=== SOURCE RECORDS ===
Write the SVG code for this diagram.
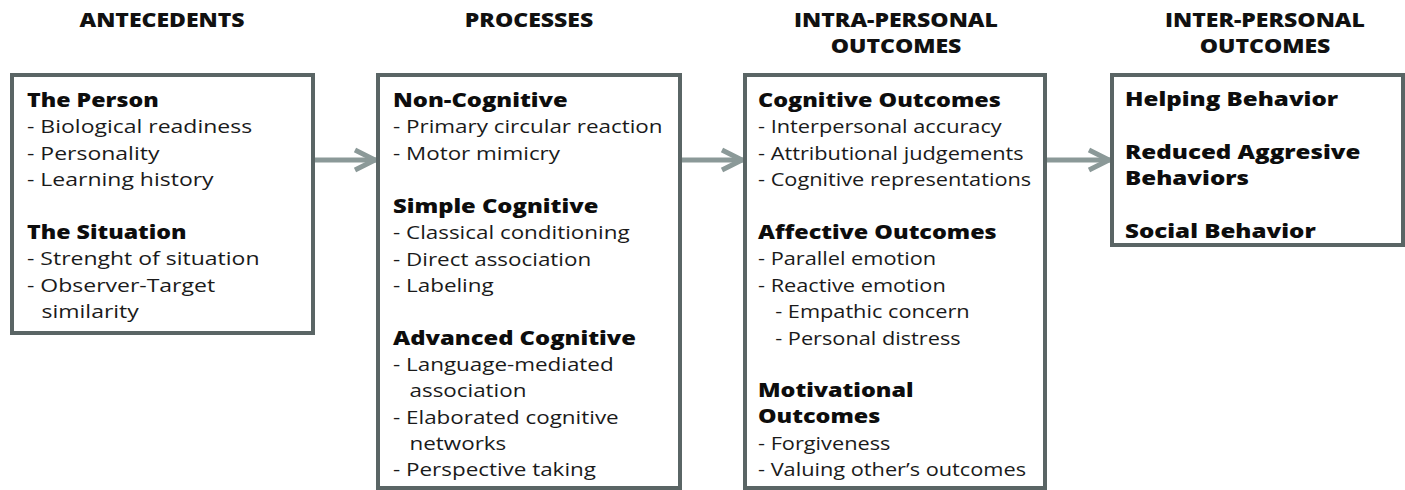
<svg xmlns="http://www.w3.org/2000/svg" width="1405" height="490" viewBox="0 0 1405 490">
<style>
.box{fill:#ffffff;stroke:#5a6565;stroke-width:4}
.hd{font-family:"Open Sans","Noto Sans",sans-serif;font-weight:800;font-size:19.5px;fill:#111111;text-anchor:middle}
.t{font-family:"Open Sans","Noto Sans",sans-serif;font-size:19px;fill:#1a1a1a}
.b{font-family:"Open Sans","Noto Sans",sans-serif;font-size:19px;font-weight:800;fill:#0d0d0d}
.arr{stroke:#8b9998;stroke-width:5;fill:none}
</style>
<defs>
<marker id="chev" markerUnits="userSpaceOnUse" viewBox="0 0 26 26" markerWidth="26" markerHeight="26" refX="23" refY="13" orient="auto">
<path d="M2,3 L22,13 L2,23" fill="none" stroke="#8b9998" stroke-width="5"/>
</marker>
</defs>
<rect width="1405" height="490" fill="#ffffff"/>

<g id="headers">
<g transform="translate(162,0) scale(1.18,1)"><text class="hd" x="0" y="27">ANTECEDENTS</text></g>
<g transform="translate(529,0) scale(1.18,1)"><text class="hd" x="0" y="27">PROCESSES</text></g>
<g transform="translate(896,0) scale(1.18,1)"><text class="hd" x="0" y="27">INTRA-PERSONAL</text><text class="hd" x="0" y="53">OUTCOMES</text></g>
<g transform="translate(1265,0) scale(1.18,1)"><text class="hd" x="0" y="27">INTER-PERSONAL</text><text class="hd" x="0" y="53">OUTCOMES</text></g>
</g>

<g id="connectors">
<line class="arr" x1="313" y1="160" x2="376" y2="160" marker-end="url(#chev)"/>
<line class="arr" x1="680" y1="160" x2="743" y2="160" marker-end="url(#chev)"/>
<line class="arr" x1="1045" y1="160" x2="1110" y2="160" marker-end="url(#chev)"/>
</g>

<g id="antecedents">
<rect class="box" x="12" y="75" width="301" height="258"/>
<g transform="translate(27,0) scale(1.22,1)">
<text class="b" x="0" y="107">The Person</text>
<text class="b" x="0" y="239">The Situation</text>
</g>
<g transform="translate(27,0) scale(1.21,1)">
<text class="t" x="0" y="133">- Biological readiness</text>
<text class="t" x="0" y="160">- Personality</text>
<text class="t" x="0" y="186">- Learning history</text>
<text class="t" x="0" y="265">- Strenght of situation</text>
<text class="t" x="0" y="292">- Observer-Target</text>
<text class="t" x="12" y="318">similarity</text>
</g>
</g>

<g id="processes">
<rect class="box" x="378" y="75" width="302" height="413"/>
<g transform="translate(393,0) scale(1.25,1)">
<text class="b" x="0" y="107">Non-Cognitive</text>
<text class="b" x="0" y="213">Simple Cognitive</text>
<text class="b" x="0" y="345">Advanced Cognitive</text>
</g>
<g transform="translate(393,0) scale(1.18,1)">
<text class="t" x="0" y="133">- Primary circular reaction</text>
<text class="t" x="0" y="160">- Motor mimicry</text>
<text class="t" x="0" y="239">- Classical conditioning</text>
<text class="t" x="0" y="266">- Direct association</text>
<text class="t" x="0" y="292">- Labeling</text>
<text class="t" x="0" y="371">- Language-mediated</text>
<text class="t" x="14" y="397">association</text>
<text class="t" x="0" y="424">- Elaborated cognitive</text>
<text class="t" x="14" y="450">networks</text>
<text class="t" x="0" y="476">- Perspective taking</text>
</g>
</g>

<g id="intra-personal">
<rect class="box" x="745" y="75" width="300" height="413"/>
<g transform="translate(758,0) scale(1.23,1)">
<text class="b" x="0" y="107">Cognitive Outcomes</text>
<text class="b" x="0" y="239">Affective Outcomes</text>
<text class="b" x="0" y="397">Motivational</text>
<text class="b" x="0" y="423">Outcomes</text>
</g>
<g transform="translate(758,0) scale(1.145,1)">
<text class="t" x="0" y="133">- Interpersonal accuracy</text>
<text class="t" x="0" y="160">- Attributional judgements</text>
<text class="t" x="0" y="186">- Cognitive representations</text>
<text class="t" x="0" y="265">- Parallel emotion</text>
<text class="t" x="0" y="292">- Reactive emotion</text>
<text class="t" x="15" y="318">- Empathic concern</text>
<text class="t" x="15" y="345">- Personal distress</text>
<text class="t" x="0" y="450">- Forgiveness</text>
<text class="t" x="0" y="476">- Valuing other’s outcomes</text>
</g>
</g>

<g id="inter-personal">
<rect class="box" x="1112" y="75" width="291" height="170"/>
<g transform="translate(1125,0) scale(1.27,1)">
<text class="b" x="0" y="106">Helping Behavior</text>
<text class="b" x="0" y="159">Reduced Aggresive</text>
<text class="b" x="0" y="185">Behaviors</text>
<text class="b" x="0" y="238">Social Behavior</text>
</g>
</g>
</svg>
===
=== SOURCE RECORDS ===
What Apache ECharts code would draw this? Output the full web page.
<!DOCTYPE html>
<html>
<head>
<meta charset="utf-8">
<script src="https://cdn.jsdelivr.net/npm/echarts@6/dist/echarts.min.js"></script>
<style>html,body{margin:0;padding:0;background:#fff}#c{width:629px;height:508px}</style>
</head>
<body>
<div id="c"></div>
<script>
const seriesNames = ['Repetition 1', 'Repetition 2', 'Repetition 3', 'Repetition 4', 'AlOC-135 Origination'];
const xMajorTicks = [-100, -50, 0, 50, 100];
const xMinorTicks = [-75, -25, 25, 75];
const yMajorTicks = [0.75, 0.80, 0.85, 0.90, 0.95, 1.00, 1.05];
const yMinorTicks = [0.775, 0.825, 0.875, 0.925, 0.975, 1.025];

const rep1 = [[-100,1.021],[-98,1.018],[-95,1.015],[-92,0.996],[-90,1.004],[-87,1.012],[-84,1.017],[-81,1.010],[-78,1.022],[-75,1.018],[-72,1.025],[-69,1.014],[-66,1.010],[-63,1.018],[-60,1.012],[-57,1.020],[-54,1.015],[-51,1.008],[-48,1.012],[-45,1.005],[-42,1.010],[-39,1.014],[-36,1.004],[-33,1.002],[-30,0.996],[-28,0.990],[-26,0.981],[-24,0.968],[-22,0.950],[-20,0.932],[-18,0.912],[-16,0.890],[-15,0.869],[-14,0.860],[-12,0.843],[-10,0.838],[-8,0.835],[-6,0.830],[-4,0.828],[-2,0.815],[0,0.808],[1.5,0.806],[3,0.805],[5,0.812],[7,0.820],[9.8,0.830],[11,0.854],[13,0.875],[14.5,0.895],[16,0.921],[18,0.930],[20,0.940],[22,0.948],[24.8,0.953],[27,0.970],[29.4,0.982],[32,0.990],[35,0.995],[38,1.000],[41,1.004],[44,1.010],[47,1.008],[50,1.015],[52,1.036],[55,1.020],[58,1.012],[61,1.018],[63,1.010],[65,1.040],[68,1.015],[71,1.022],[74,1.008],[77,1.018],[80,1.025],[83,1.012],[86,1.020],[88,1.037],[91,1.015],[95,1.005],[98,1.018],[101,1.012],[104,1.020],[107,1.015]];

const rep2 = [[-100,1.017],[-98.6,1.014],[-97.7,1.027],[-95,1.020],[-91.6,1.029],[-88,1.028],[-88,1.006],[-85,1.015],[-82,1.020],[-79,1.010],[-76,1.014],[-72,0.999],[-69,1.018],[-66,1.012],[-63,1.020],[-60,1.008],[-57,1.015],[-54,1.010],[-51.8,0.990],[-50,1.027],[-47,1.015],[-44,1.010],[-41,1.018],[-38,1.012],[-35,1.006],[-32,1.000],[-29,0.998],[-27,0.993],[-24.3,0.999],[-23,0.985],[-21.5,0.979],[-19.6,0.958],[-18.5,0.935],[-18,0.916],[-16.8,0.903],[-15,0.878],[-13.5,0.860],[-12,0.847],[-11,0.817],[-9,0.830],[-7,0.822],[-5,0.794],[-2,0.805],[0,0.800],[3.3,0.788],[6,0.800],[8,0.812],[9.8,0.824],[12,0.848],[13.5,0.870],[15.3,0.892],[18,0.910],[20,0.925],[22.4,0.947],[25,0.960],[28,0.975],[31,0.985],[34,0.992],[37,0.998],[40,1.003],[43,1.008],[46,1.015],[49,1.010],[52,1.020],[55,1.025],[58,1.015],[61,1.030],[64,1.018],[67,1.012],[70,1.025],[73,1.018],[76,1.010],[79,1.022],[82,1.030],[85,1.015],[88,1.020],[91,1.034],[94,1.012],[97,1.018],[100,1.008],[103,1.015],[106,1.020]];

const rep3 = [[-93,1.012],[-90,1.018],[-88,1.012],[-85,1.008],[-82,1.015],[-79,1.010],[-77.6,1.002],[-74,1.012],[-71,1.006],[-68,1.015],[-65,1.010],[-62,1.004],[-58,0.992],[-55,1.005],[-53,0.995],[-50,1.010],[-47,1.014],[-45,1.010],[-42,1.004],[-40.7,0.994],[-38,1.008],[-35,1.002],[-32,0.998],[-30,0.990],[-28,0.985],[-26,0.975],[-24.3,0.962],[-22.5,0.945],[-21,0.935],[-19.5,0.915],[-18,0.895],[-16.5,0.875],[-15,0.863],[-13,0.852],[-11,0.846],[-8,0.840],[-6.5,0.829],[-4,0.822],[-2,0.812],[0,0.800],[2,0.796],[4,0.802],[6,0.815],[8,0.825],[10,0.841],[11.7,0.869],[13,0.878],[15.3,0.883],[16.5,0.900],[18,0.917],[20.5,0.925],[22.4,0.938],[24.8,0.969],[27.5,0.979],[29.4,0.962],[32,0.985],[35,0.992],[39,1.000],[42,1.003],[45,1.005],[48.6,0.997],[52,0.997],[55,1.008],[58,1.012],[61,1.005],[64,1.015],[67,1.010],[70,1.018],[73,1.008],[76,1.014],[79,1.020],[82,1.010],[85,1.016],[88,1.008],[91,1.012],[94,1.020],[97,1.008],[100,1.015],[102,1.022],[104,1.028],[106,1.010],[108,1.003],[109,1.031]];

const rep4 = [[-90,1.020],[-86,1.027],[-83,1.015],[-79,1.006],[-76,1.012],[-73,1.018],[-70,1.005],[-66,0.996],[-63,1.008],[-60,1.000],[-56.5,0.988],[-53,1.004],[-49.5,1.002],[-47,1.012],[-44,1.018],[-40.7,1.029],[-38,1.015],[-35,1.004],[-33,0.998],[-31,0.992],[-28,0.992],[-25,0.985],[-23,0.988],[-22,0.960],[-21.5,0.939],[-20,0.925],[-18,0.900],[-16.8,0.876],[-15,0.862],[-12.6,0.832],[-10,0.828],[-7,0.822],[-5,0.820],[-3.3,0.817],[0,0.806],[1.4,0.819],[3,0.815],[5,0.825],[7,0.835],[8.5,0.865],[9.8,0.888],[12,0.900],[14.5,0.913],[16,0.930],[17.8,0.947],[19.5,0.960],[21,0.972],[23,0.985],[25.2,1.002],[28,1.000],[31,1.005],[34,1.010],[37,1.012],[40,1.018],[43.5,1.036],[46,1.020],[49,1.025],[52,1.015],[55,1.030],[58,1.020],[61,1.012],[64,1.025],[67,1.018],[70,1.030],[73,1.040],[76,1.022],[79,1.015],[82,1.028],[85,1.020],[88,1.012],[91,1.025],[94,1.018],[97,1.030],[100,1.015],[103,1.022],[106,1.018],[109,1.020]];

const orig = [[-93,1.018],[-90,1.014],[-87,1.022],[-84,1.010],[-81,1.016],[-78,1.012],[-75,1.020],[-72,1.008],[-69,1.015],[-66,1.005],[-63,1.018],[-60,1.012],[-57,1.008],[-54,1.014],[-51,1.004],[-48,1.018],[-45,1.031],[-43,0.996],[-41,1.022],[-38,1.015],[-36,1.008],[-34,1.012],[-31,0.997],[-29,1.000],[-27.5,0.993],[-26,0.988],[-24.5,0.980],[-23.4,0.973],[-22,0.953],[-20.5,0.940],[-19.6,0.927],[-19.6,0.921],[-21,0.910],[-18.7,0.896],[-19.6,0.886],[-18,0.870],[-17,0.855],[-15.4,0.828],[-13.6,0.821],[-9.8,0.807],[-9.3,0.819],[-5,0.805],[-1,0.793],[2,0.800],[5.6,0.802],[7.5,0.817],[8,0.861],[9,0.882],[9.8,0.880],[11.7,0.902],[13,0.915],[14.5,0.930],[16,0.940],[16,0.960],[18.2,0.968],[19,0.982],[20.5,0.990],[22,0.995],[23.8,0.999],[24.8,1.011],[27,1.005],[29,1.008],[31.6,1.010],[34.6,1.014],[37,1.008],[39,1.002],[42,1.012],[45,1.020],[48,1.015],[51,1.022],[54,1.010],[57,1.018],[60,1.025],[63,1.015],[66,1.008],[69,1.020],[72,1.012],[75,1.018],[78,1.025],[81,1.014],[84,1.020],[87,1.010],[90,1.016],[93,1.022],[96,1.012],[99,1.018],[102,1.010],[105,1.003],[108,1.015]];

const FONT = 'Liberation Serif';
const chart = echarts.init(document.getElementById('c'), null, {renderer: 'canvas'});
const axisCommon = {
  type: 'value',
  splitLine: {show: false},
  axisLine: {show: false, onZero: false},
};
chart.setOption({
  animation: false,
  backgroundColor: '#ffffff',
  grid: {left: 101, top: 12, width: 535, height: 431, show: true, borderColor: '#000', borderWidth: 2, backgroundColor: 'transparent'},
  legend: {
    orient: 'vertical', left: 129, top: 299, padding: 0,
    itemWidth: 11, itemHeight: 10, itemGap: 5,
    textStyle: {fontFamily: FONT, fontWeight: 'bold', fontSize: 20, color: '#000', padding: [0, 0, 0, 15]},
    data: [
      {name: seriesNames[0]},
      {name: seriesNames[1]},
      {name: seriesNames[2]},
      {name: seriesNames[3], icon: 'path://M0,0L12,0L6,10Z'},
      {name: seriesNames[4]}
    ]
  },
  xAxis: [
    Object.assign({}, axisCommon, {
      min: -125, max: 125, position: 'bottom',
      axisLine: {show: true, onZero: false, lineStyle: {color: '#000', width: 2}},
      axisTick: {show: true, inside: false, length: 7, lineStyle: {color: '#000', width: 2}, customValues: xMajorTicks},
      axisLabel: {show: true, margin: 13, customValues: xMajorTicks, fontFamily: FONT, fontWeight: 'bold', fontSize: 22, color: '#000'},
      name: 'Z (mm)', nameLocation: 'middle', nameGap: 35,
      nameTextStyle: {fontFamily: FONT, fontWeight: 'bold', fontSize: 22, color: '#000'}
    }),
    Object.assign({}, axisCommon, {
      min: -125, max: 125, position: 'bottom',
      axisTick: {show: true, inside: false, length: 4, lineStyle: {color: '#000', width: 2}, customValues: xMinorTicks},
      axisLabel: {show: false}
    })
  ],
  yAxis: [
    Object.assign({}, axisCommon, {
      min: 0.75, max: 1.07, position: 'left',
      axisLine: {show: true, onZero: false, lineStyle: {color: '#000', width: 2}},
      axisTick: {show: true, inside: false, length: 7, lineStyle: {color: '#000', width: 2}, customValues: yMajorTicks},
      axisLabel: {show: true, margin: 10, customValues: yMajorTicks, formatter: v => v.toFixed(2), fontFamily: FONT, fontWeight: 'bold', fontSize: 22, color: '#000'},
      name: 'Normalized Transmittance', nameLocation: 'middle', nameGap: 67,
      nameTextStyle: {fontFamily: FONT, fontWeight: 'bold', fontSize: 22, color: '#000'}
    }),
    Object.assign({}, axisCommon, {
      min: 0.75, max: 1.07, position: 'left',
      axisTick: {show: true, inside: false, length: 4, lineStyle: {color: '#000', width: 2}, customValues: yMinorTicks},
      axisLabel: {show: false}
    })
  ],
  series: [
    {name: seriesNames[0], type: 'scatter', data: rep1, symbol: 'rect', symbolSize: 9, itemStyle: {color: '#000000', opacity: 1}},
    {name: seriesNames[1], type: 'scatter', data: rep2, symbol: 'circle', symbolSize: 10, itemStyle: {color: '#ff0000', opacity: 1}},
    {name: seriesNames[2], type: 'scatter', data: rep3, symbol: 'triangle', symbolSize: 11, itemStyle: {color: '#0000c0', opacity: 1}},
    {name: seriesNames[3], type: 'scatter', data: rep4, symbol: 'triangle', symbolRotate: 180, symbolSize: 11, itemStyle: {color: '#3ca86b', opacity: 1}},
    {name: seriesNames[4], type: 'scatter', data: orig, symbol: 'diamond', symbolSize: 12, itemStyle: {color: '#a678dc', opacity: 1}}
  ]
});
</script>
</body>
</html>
===
-- TASK GOAL --
Scan the material above and determine how many lines include the word "this"; report only the number.

-- RESULT --
2